As I launched the game following the 7GB patch, taking the game’s total file size to nearly 90GB, and made my way to the Warzone Firefight playlist, I was bombarded with 343’s ‘Message of the Day’ that showed just how much new content was crammed into this month’s update. The competitive community got some new Arena maps, the ODST enthusiasts finally get their hands on Firefight for the first time since Halo: Reach, and players can now even support their favorite eSports teams by purchasing their weapon skins to be used in-game. 343 Industries’ consistent updates over the past 8 months since the launch of Halo 5: Guardians has transformed the game from a solid multiplayer suite to an experience that is now far and away ahead of its competitors. And all of the added content comes at no extra cost.
“Halo 5: Guardians’ multiplayer offering deserves infinite praise and should be taken as a model for other multiplayer titles on how to keep your community happy.”
Players who didn’t own the game were also able to get it for free as part of a brilliant Microsoft promotion to attract new players.

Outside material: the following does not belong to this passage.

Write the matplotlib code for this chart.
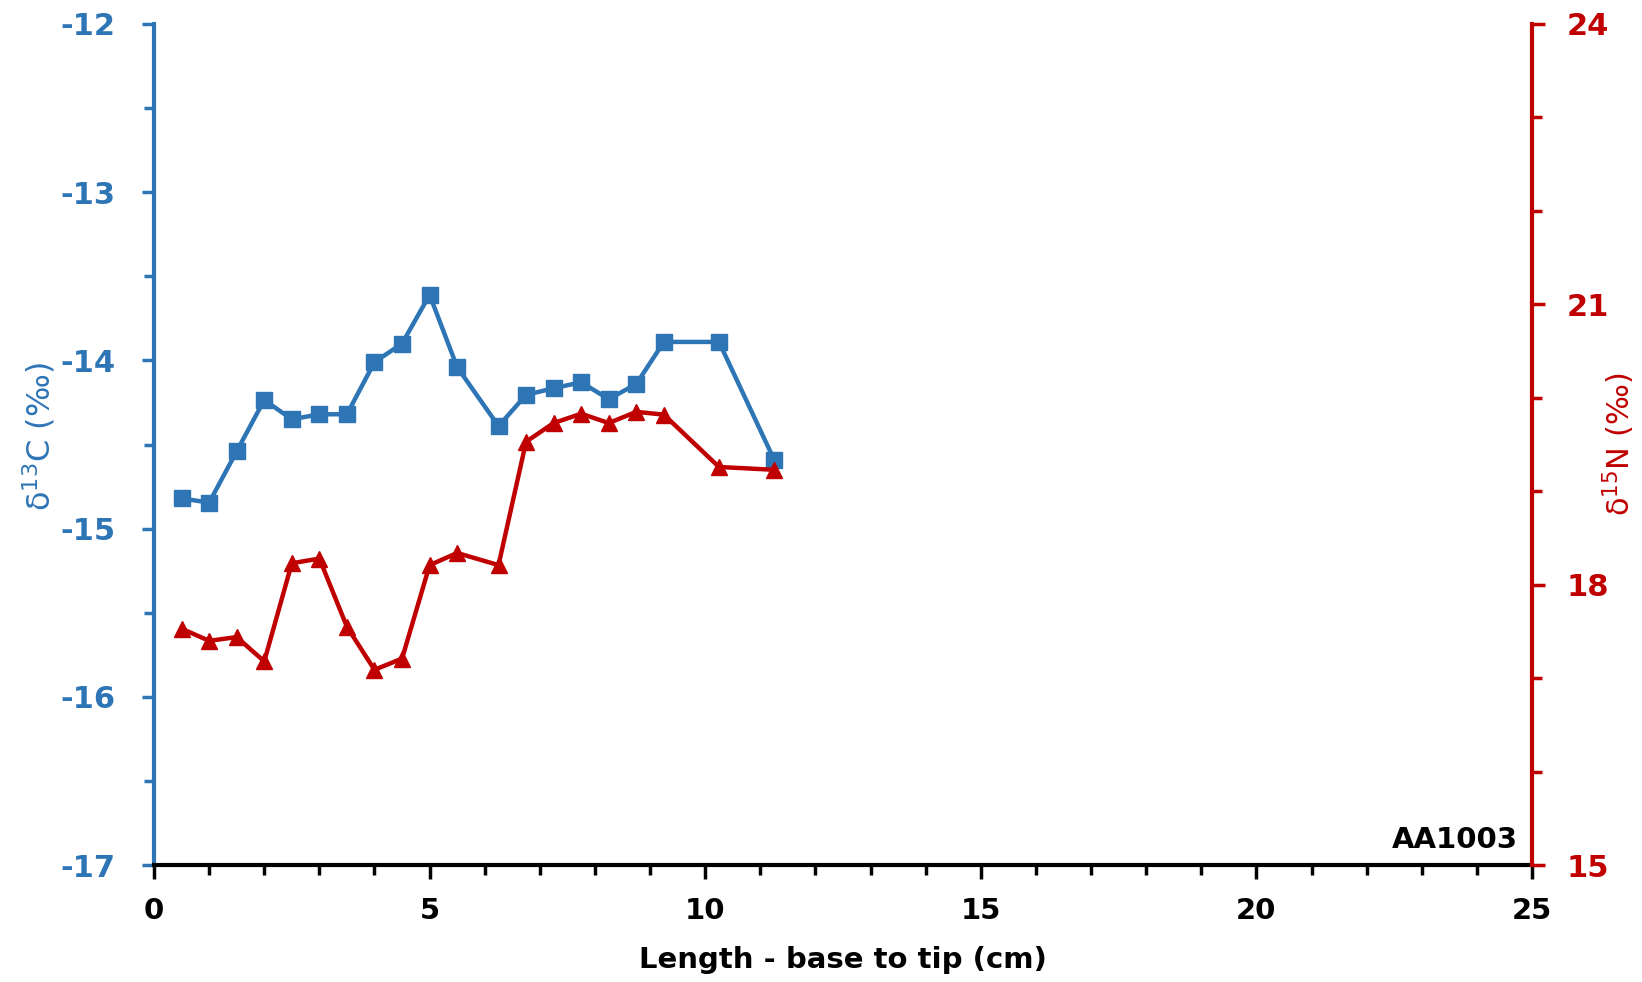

It gave those who haven’t given the game a shot an inexcusable reason to jump in. Outside of matchmaking, Campaign Scoring has now been added for the lore junkies as well as new Forge palates for those with an artistic touch. While most hardcore fans could list a million smaller annoyances and ommissions, even those were taken care of with recent content patches adding in post-game medals and ranking trackers alongside more customization options to make your Spartan stand out from the rest.
All of this is wrapped up in an array of mechanics so finely tuned that going back to play older Halo titles feels ancient in comparison. While the maps in Guardians cannot compare with those found in Halo 3, and especially not Halo 2’s legendary assortment of arenas, Halo 5 overcompensates in every other department. This has me scratching my head thinking about how the new Halo team can evolve what’s there in future titles. What can Halo 6 really add besides more of what is already there? More modes, increasing the item limit in Forge, more content on day one, and the basic upgrades to graphics and production value. The next mainline Halo title is in the same position Halo 3 was for former developer Bungie in that there isn’t much to change from Halo 2, swapping in for Halo 5 in this example.
But all good things must come to an end, or at least a bit of a slowdown, as June 2016 seemingly marked the end of monthly updates for the Xbox’s premier exclusive. Microsoft had announced support for Halo 5 only up to June, and while more maps are sure to come, they may be separated by a few months instead of the 30 days wait we have been spoiled with. But what is there can already last until Halo 6’s presumed fall 2018 launch especially if the developer can incorporate more of the community’s best Forge creations into the map rotation. With all the hype surrounding Overwatch and the positive community reception for Battlefield 1, Halo 5: Guardians’ multiplayer offering deserves infinite praise and should be taken as a model for other multiplayer titles on how to keep your community happy. Guardians must now be in the discussion, alongside the likes of its predecessors in Halo’s 2 and 3 as well as legendary PC titles like Counterstrike and Team Fortress, for the greatest multiplayer experiences ever… but only after Oddball and King of the Hill are added as permanent game modes!